▶ **Short problem**:
All of the material below is to be restated word for word, apart from the pictures.

▶ **Supplied data**:
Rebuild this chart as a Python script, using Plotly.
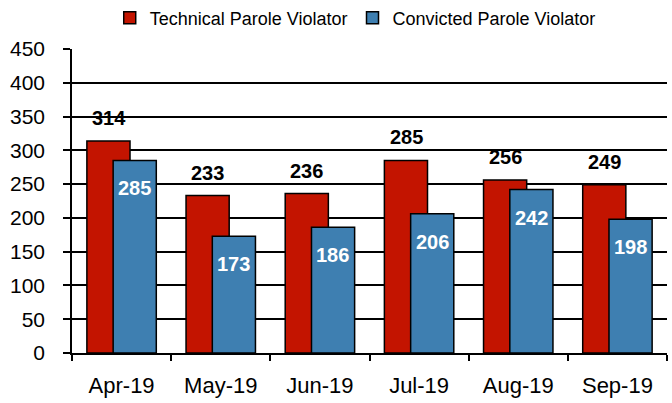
import plotly.graph_objects as go

months = ["Apr-19", "May-19", "Jun-19", "Jul-19", "Aug-19", "Sep-19"]
technical = [314, 233, 236, 285, 256, 249]
convicted = [285, 173, 186, 206, 242, 198]

RED = "#C31400"
BLUE = "#3E7FB1"
FONT = "Liberation Sans, Arial, sans-serif"

fig = go.Figure()

fig.add_trace(go.Bar(
    x=months, y=technical, name="Technical Parole Violator",
    marker=dict(color=RED, line=dict(color="black", width=1.5)),
    width=0.435, offset=-0.35,
))
fig.add_trace(go.Bar(
    x=months, y=convicted, name="Convicted Parole Violator",
    marker=dict(color=BLUE, line=dict(color="black", width=1.5)),
    width=0.435, offset=-0.085,
))

# подписи значений
for m, v in zip(months, technical):
    fig.add_annotation(x=m, y=v, text=f"<b>{v}</b>", showarrow=False,
                       xshift=-13, yshift=23,
                       font=dict(family=FONT, size=20, color="black"))
for m, v in zip(months, convicted):
    fig.add_annotation(x=m, y=v, text=f"<b>{v}</b>", showarrow=False,
                       xshift=13, yshift=-28,
                       font=dict(family=FONT, size=20, color="white"))

fig.update_layout(
    width=672, height=403,
    barmode="overlay",
    margin=dict(l=72, r=5, t=49, b=50, autoexpand=False),
    paper_bgcolor="white",
    plot_bgcolor="white",
    font=dict(family=FONT, color="black", size=21),
    showlegend=True,
    legend=dict(
        orientation="h", x=0.476, xanchor="center",
        yref="container", y=0.955, yanchor="middle",
        font=dict(family=FONT, size=18), traceorder="normal",
        bgcolor="rgba(0,0,0,0)",
    ),
    xaxis=dict(
        showline=True, linecolor="black", linewidth=1.5,
        ticks="outside", tickson="boundaries", ticklen=6, tickwidth=1.5,
        tickcolor="black", showgrid=False,
        ticklabelstandoff=12, automargin=False,
        tickfont=dict(family=FONT, size=22),
    ),
    yaxis=dict(
        range=[0, 450], dtick=50,
        showline=True, linecolor="black", linewidth=1.5,
        ticks="outside", ticklen=7, tickwidth=1.5, tickcolor="black",
        showgrid=True, gridcolor="black", gridwidth=1.5,
        zeroline=False, automargin=False,
        ticklabelstandoff=14,
        tickfont=dict(family=FONT, size=21),
    ),
)

fig.write_html("out.html", config={"displayModeBar": False},
               post_script="document.body.style.margin='0';")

▶ **Final result**:
Rebuild this chart as a Python script, using Plotly.
import plotly.graph_objects as go

months = ["Apr-19", "May-19", "Jun-19", "Jul-19", "Aug-19", "Sep-19"]
technical = [314, 233, 236, 285, 256, 249]
convicted = [285, 173, 186, 206, 242, 198]

RED = "#C31400"
BLUE = "#3E7FB1"
FONT = "Liberation Sans, Arial, sans-serif"

fig = go.Figure()

fig.add_trace(go.Bar(
    x=months, y=technical, name="Technical Parole Violator",
    marker=dict(color=RED, line=dict(color="black", width=1.5)),
    width=0.435, offset=-0.35,
))
fig.add_trace(go.Bar(
    x=months, y=convicted, name="Convicted Parole Violator",
    marker=dict(color=BLUE, line=dict(color="black", width=1.5)),
    width=0.435, offset=-0.085,
))

# подписи значений
for m, v in zip(months, technical):
    fig.add_annotation(x=m, y=v, text=f"<b>{v}</b>", showarrow=False,
                       xshift=-13, yshift=23,
                       font=dict(family=FONT, size=20, color="black"))
for m, v in zip(months, convicted):
    fig.add_annotation(x=m, y=v, text=f"<b>{v}</b>", showarrow=False,
                       xshift=13, yshift=-28,
                       font=dict(family=FONT, size=20, color="white"))

fig.update_layout(
    width=672, height=403,
    barmode="overlay",
    margin=dict(l=72, r=5, t=49, b=50, autoexpand=False),
    paper_bgcolor="white",
    plot_bgcolor="white",
    font=dict(family=FONT, color="black", size=21),
    showlegend=True,
    legend=dict(
        orientation="h", x=0.476, xanchor="center",
        yref="container", y=0.955, yanchor="middle",
        font=dict(family=FONT, size=18), traceorder="normal",
        bgcolor="rgba(0,0,0,0)",
    ),
    xaxis=dict(
        showline=True, linecolor="black", linewidth=1.5,
        ticks="outside", tickson="boundaries", ticklen=6, tickwidth=1.5,
        tickcolor="black", showgrid=False,
        ticklabelstandoff=12, automargin=False,
        tickfont=dict(family=FONT, size=22),
    ),
    yaxis=dict(
        range=[0, 450], dtick=50,
        showline=True, linecolor="black", linewidth=1.5,
        ticks="outside", ticklen=7, tickwidth=1.5, tickcolor="black",
        showgrid=True, gridcolor="black", gridwidth=1.5,
        zeroline=False, automargin=False,
        ticklabelstandoff=14,
        tickfont=dict(family=FONT, size=21),
    ),
)

fig.write_html("out.html", config={"displayModeBar": False},
               post_script="document.body.style.margin='0';")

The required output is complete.